Data excerpt —
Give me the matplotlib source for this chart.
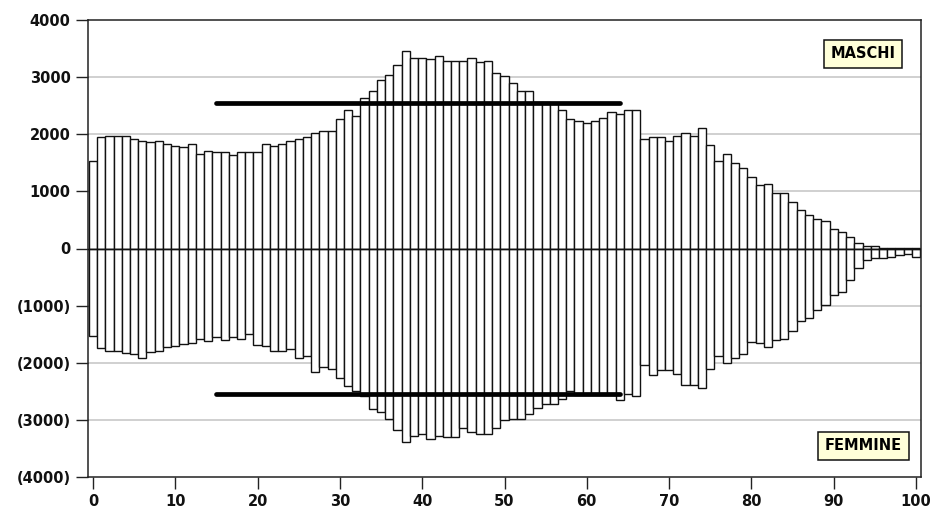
import matplotlib
matplotlib.use("Agg")
import matplotlib.pyplot as plt
import numpy as np

ages = list(range(0, 101))

males = [1540, 1945, 1965, 1965, 1965, 1920, 1890, 1860, 1890, 1830,
         1800, 1775, 1830, 1660, 1715, 1690, 1690, 1630, 1690, 1690,
         1690, 1830, 1800, 1830, 1880, 1920, 1950, 2026, 2055, 2055,
         2259, 2417, 2312, 2639, 2761, 2954, 3041, 3205, 3456, 3339,
         3339, 3321, 3368, 3281, 3281, 3281, 3339, 3263, 3285, 3071,
         3012, 2901, 2755, 2755, 2560, 2560, 2540, 2428, 2259, 2224,
         2195, 2224, 2283, 2388, 2359, 2417, 2417, 1921, 1944, 1944,
         1886, 1973, 2026, 1976, 2113, 1804, 1524, 1658, 1494, 1413,
         1249, 1109, 1132, 969, 969, 817, 677, 595, 508, 479,
         338, 295, 205, 90, 40, 40, 15, 12, 10, 8, 5]

females = [-1523, -1738, -1797, -1797, -1826, -1855, -1913, -1808, -1797, -1727,
           -1709, -1669, -1663, -1576, -1622, -1552, -1593, -1552, -1576, -1494,
           -1692, -1709, -1797, -1797, -1768, -1913, -1884, -2163, -2076, -2105,
           -2273, -2407, -2494, -2575, -2802, -2861, -2989, -3175, -3396, -3279,
           -3250, -3337, -3279, -3308, -3308, -3134, -3221, -3250, -3250, -3145,
           -3006, -2977, -2977, -2890, -2785, -2715, -2715, -2640, -2500, -2560,
           -2560, -2560, -2560, -2570, -2651, -2553, -2582, -2047, -2221, -2134,
           -2134, -2192, -2390, -2390, -2448, -2105, -1884, -2000, -1913, -1855,
           -1640, -1663, -1721, -1593, -1576, -1436, -1262, -1215, -1070, -994,
           -820, -762, -547, -343, -200, -165, -175, -145, -115, -95, -155]

ref_start, ref_end = 15, 64
ref_male = 2545
ref_female = -2550

yticks = [-4000, -3000, -2000, -1000, 0, 1000, 2000, 3000, 4000]
ytick_labels = ["(4000)", "(3000)", "(2000)", "(1000)", "0", "1000", "2000", "3000", "4000"]
xticks = list(range(0, 101, 10))

fig = plt.figure(figsize=(9.36, 5.13), dpi=100)
ax = fig.add_axes([88/936, 36/513, 833/936, 457/513])

for y in [-3000, -2000, -1000, 1000, 2000, 3000]:
    ax.axhline(y, color="#c8c8c8", lw=1.2, zorder=0)

ax.bar(ages, males, width=1.0, color="white", edgecolor="#111111", linewidth=1.0, zorder=2)
ax.bar(ages, females, width=1.0, color="white", edgecolor="#111111", linewidth=1.0, zorder=2)
ax.axhline(0, color="#111111", lw=1.0, zorder=3)

ax.plot([ref_start, ref_end], [ref_male, ref_male], color="black", lw=3.4,
        solid_capstyle="round", zorder=4)
ax.plot([ref_start, ref_end], [ref_female, ref_female], color="black", lw=3.4,
        solid_capstyle="round", zorder=4)

ax.set_xlim(-0.6, 100.6)
ax.set_ylim(-4000, 4000)
ax.set_yticks(yticks)
ax.set_yticklabels(ytick_labels)
ax.set_xticks(xticks)
ax.tick_params(axis="both", direction="out", length=8.5, width=1.0, pad=4,
               labelsize=10.5, colors="#222222")
for lab in ax.get_xticklabels() + ax.get_yticklabels():
    lab.set_fontweight("bold")
    lab.set_color("#111111")
for s in ax.spines.values():
    s.set_linewidth(1.1)
    s.set_color("#222222")

box = dict(boxstyle="square,pad=0.45", facecolor="#ffffd9", edgecolor="#111111", linewidth=1.1)
ax.text((863-88)/833, (513-54-36)/457, "MASCHI", transform=ax.transAxes,
        ha="center", va="center", fontsize=10.5, fontweight="bold", bbox=box, zorder=5)
ax.text((863.5-88)/833, (513-446-36)/457, "FEMMINE", transform=ax.transAxes,
        ha="center", va="center", fontsize=10.5, fontweight="bold", bbox=box, zorder=5)

fig.savefig("out.png", dpi=100)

To be done — Leave out the pictures, then repeat the listing above exactly from its first line to the line with "ages = list(range(0, 101))", inclusive.

Finished task —
Give me the matplotlib source for this chart.
import matplotlib
matplotlib.use("Agg")
import matplotlib.pyplot as plt
import numpy as np

ages = list(range(0, 101))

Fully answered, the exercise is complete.